New Features in Cloudera Distribution CDK 2.0.0 Powered By Apache Kafka

  • Rebase on Kafka 0.9

    CDK 2.0.0 Powered By Apache Kafka is rebased on Apache Kafka 0.9. See https://archive.apache.org/dist/kafka/0.9.0.0/RELEASE_NOTES.html.

  • Kerberos

    CDK 2.0.0 Powered By Apache Kafka supports Kerberos authentication of connections from clients and other brokers, including to ZooKeeper.

  • SSL

    CDK 2.0.0 Powered By Apache Kafka supports wire encryption of communications from clients and other brokers using SSL.

  • New Consumer API

    CDK 2.0.0 Powered By Apache Kafka includes a new Java API for consumers.

  • MirrorMaker

    MirrorMaker is enhanced to help prevent data loss and improve reliability of cross-data center replication.

  • Quotas

    You can use per-user quotas to throttle producer and consumer throughput in a multitenant cluster. See Quotas.

New Features in CDK 1.4.0 Powered By Apache Kafka

New Features in CDK 1.3.2 Powered By Apache Kafka

New features in CDK 1.3.0 Powered By Apache Kafka

  • Metrics Reporter

    Cloudera Manager now displays Kafka metrics. Use the values to identify current performance issues and plan enhancements to handle anticipated changes in workload. See Viewing Apache Kafka Metrics.

  • MirrorMaker configuration

    Cloudera Manager allows you to configure the Kafka MirrorMaker cross-cluster replication service. You can add a MirrorMaker role and use it to replicate to a machine in another cluster. See Kafka MirrorMaker.

New Features in CDK 1.1.0 Powered By Apache Kafka

  • New producer

    The producer added in CDK 1.1.0 Powered By Apache Kafka combines features of the existing synchronous and asynchronous producers. Send requests are batched, allowing the new producer to perform as well as the asynchronous producer under load. Every send request returns a response object that can be used to retrieve status and exceptions.

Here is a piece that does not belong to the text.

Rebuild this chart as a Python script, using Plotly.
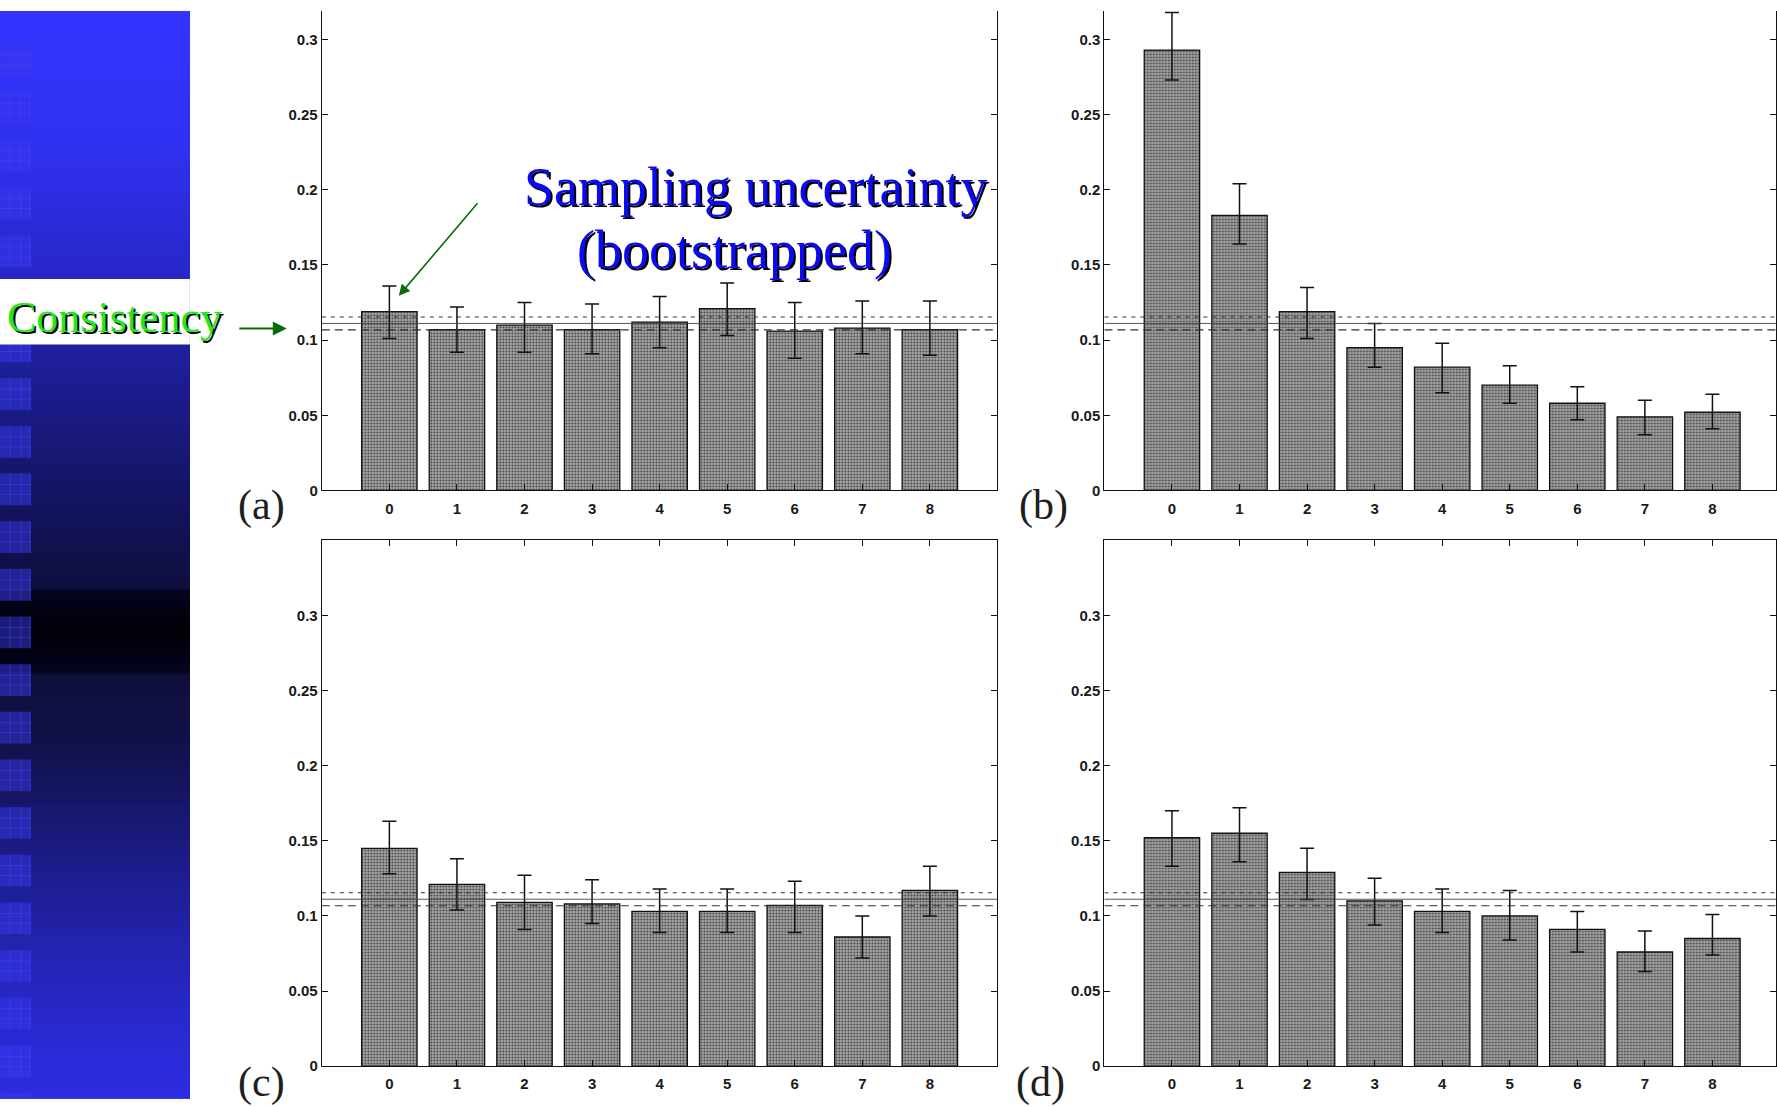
import plotly.graph_objects as go

W, H = 1777, 1107

# ---------------- data ----------------
ranks = [0, 1, 2, 3, 4, 5, 6, 7, 8]
rank_labels = ["0", "1", "2", "3", "4", "5", "6", "7", "8"]

freq_a = [0.119, 0.107, 0.110, 0.107, 0.112, 0.121, 0.106, 0.108, 0.107]
hi_a = [0.136, 0.122, 0.125, 0.124, 0.129, 0.138, 0.125, 0.126, 0.126]
lo_a = [0.101, 0.092, 0.092, 0.091, 0.095, 0.103, 0.088, 0.091, 0.090]

freq_b = [0.293, 0.183, 0.119, 0.095, 0.082, 0.070, 0.058, 0.049, 0.052]
hi_b = [0.318, 0.204, 0.135, 0.111, 0.098, 0.083, 0.069, 0.060, 0.064]
lo_b = [0.273, 0.164, 0.101, 0.082, 0.065, 0.058, 0.047, 0.037, 0.041]

freq_c = [0.145, 0.121, 0.109, 0.108, 0.103, 0.103, 0.107, 0.086, 0.117]
hi_c = [0.163, 0.138, 0.127, 0.124, 0.118, 0.118, 0.123, 0.100, 0.133]
lo_c = [0.128, 0.104, 0.091, 0.095, 0.089, 0.089, 0.089, 0.072, 0.100]

freq_d = [0.152, 0.155, 0.129, 0.110, 0.103, 0.100, 0.091, 0.076, 0.085]
hi_d = [0.170, 0.172, 0.145, 0.125, 0.118, 0.117, 0.103, 0.090, 0.101]
lo_d = [0.133, 0.136, 0.111, 0.094, 0.089, 0.084, 0.076, 0.063, 0.074]

expected_freq = 0.1111      # 1/9, flat histogram
band_upper = 0.1154
band_lower = 0.1068

y_tick_vals = [0, 0.05, 0.1, 0.15, 0.2, 0.25, 0.3]
y_tick_text = ["0", "0.05", "0.1", "0.15", "0.2", "0.25", "0.3"]

panel_names = ["(a)", "(b)", "(c)", "(d)"]


# ---------------- helpers ----------------
def px(x):
    return x / W


def py(y):
    return 1 - y / H


fig = go.Figure()

panels = [
    (freq_a, hi_a, lo_a, "x", "y"),
    (freq_b, hi_b, lo_b, "x2", "y2"),
    (freq_c, hi_c, lo_c, "x3", "y3"),
    (freq_d, hi_d, lo_d, "x4", "y4"),
]

for freq, hi, lo, xa, ya in panels:
    plus = [h - f for h, f in zip(hi, freq)]
    minus = [f - l for f, l in zip(freq, lo)]
    fig.add_trace(go.Bar(
        x=ranks, y=freq, width=0.82, xaxis=xa, yaxis=ya,
        marker=dict(
            color="#969696",
            line=dict(color="#111111", width=1.3),
            pattern=dict(shape=".", fgcolor="#3a3a3a", bgcolor="#a6a6a6",
                         size=3, solidity=0.3, fillmode="replace"),
        ),
        error_y=dict(type="data", symmetric=False, array=plus, arrayminus=minus,
                     color="#111111", thickness=1.5, width=7),
        showlegend=False, hoverinfo="skip",
    ))
    xs = [-1, 9]
    fig.add_trace(go.Scatter(x=xs, y=[band_upper] * 2, mode="lines", xaxis=xa, yaxis=ya,
                             line=dict(color="#333333", width=1.1, dash="4px,5px"),
                             showlegend=False, hoverinfo="skip"))
    fig.add_trace(go.Scatter(x=xs, y=[expected_freq] * 2, mode="lines", xaxis=xa, yaxis=ya,
                             line=dict(color="#444444", width=0.9),
                             showlegend=False, hoverinfo="skip"))
    fig.add_trace(go.Scatter(x=xs, y=[band_lower] * 2, mode="lines", xaxis=xa, yaxis=ya,
                             line=dict(color="#333333", width=1.1, dash="8px,5px"),
                             showlegend=False, hoverinfo="skip"))

# ---------------- decorative slide background (left blue panel) ----------------
stops = [
    (11, "#3434ff"), (150, "#3030f0"), (280, "#2727c8"), (350, "#1f1fa0"),
    (420, "#1a1a82"), (500, "#141462"), (560, "#10104a"), (592, "#0f0f3e"),
    (595, "#04041f"), (636, "#000006"), (677, "#04041f"), (680, "#0f0f3a"),
    (760, "#12124e"), (850, "#1a1a80"), (950, "#2323ae"), (1050, "#2a2ad4"),
    (1107, "#2d2de2"),
]
cscale = [[(yv - 11) / (1107 - 11), c] for yv, c in stops]
y_edges = list(range(11, 1108, 2))
z_rows = [[(y_edges[i] + y_edges[i + 1]) / 2] for i in range(len(y_edges) - 1)]
fig.add_trace(go.Heatmap(
    x=[0, 190], y=y_edges, z=z_rows, colorscale=cscale, zmin=11, zmax=1107,
    showscale=False, hoverinfo="skip", xaxis="x5", yaxis="y5",
))

shapes = []
# small chequered squares down the left edge
grid_path = ""
for k in range(23):
    top = 45 + 48 * k
    bot = min(top + 32, 1107)
    if top >= 1107:
        break
    shapes.append(dict(type="rect", xref="x5", yref="y5", x0=0, x1=31, y0=top, y1=bot,
                       fillcolor="rgba(55,55,235,0.5)", line=dict(width=0), layer="above"))
    for gx in (10, 21, 30):
        grid_path += f"M{gx},{top} L{gx},{bot} "
    for gy in (11, 21):
        if top + gy < bot:
            grid_path += f"M0,{top + gy} L31,{top + gy} "
shapes.append(dict(type="path", xref="x5", yref="y5", path=grid_path,
                   line=dict(color="rgba(75,75,255,0.4)", width=1), layer="above"))
# white band behind "Consistency"
shapes.append(dict(type="rect", xref="x5", yref="y5", x0=0, x1=190, y0=281, y1=347,
                   fillcolor="white", line=dict(width=0), layer="above"))

# ---------------- axes ----------------
tick_font = dict(family="Liberation Sans, Arial, sans-serif", size=15, color="#1a1a1a", weight="bold")
unit_px = (998 - 322) / 10.0
right_max = -1 + (W - 1105) / unit_px

x_dom_left = [px(322), px(998)]
x_dom_right = [px(1105), 1.0]
y_dom_top = [py(494), py(11)]
y_dom_bot = [py(1074), py(544)]
y_top_range = [0, (494 - 11) / 1514.0]
y_bot_range = [0, (1074 - 544) / 1514.0]

common_x = dict(tickmode="array", tickvals=ranks, ticktext=rank_labels, ticks="inside",
                ticklen=6, tickcolor="#111", showline=True, linecolor="#111", linewidth=1.2,
                showgrid=False, zeroline=False, tickfont=tick_font, fixedrange=True,
                ticklabelstandoff=4)
common_y = dict(tickmode="array", tickvals=y_tick_vals, ticktext=y_tick_text, ticks="inside",
                ticklen=6, tickcolor="#111", showline=True, linecolor="#111", linewidth=1.2,
                showgrid=False, zeroline=False, tickfont=tick_font, mirror="ticks",
                fixedrange=True)

layout_axes = dict(
    xaxis=dict(common_x, domain=x_dom_left, range=[-1, 9], anchor="y", mirror=False),
    yaxis=dict(common_y, domain=y_dom_top, range=y_top_range, anchor="x"),
    xaxis2=dict(common_x, domain=x_dom_right, range=[-1, right_max], anchor="y2", mirror=False),
    yaxis2=dict(common_y, domain=y_dom_top, range=y_top_range, anchor="x2"),
    xaxis3=dict(common_x, domain=x_dom_left, range=[-1, 9], anchor="y3", mirror="ticks"),
    yaxis3=dict(common_y, domain=y_dom_bot, range=y_bot_range, anchor="x3"),
    xaxis4=dict(common_x, domain=x_dom_right, range=[-1, right_max], anchor="y4", mirror="ticks"),
    yaxis4=dict(common_y, domain=y_dom_bot, range=y_bot_range, anchor="x4"),
    xaxis5=dict(domain=[0, px(190)], range=[0, 190], visible=False, fixedrange=True, anchor="y5"),
    yaxis5=dict(domain=[0, py(11)], range=[1107, 11], visible=False, fixedrange=True, anchor="x5"),
)

# ---------------- annotations ----------------
serif = "Liberation Serif, Times New Roman, serif"
ann = []


def shadow_text(text, x, y, size, color, off=2):
    ann.append(dict(text=text, x=px(x + off), y=py(y + off), xref="paper", yref="paper",
                    showarrow=False, xanchor="center", yanchor="middle",
                    font=dict(family=serif, size=size, color="#000000")))
    ann.append(dict(text=text, x=px(x), y=py(y), xref="paper", yref="paper",
                    showarrow=False, xanchor="center", yanchor="middle",
                    font=dict(family=serif, size=size, color=color)))


shadow_text("Sampling uncertainty", 756, 188, 54, "#0b0bf2")
shadow_text("(bootstrapped)", 735, 252, 54, "#0b0bf2")
shadow_text("Consistency", 115, 320, 44, "#1fe81f", off=1.5)

# arrows
ann.append(dict(text="", x=px(287), y=py(331), xref="paper", yref="paper",
                ax=-49, ay=0, showarrow=True, arrowhead=2, arrowsize=1.4, arrowwidth=2,
                arrowcolor="#0b6b0b", standoff=0))
ann.append(dict(text="", x=px(399), y=py(298), xref="paper", yref="paper",
                ax=80, ay=-94, showarrow=True, arrowhead=2, arrowsize=1.4, arrowwidth=1.6,
                arrowcolor="#0b6b0b", standoff=0))

label_pos = [(262, 509), (1044, 509), (262, 1090), (1041, 1090)]
for name, (lx, ly) in zip(panel_names, label_pos):
    ann.append(dict(text=name, x=px(lx), y=py(ly), xref="paper", yref="paper",
                    showarrow=False, xanchor="center", yanchor="middle",
                    font=dict(family=serif, size=42, color="#1e1e1e")))

fig.update_layout(
    width=W, height=H, margin=dict(l=0, r=0, t=0, b=0),
    paper_bgcolor="white", plot_bgcolor="white",
    barmode="overlay", showlegend=False,
    shapes=shapes, annotations=ann,
    **layout_axes,
)

fig.write_html("out.html")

  • Ability to delete topics

    You can now delete topics using the kafka-topics --delete command.

  • Offset management

    In previous versions, consumers that wanted to keep track of which messages were consumed did so by updating the offset of the last consumed message in ZooKeeper. With this new feature, Kafka itself tracks the offsets. Using offset management can significantly improve consumer performance.

  • Automatic leader rebalancing

    Each partition starts with a randomly selected leader replica that handles requests for that partition. When a cluster first starts, the leaders are evenly balanced among hosts. When a broker restarts, leaders from that broker are distributed to other brokers, which results in an unbalanced distribution. With this feature enabled, leaders are assigned to the original replica after a restart.

  • Connection quotas

    Kafka administrators can limit the number of connections allowed from a single IP address. By default, this limit is 10 connections per IP address. This prevents misconfigured or malicious clients from destabilizing a Kafka broker by opening a large number of connections and using all available file handles.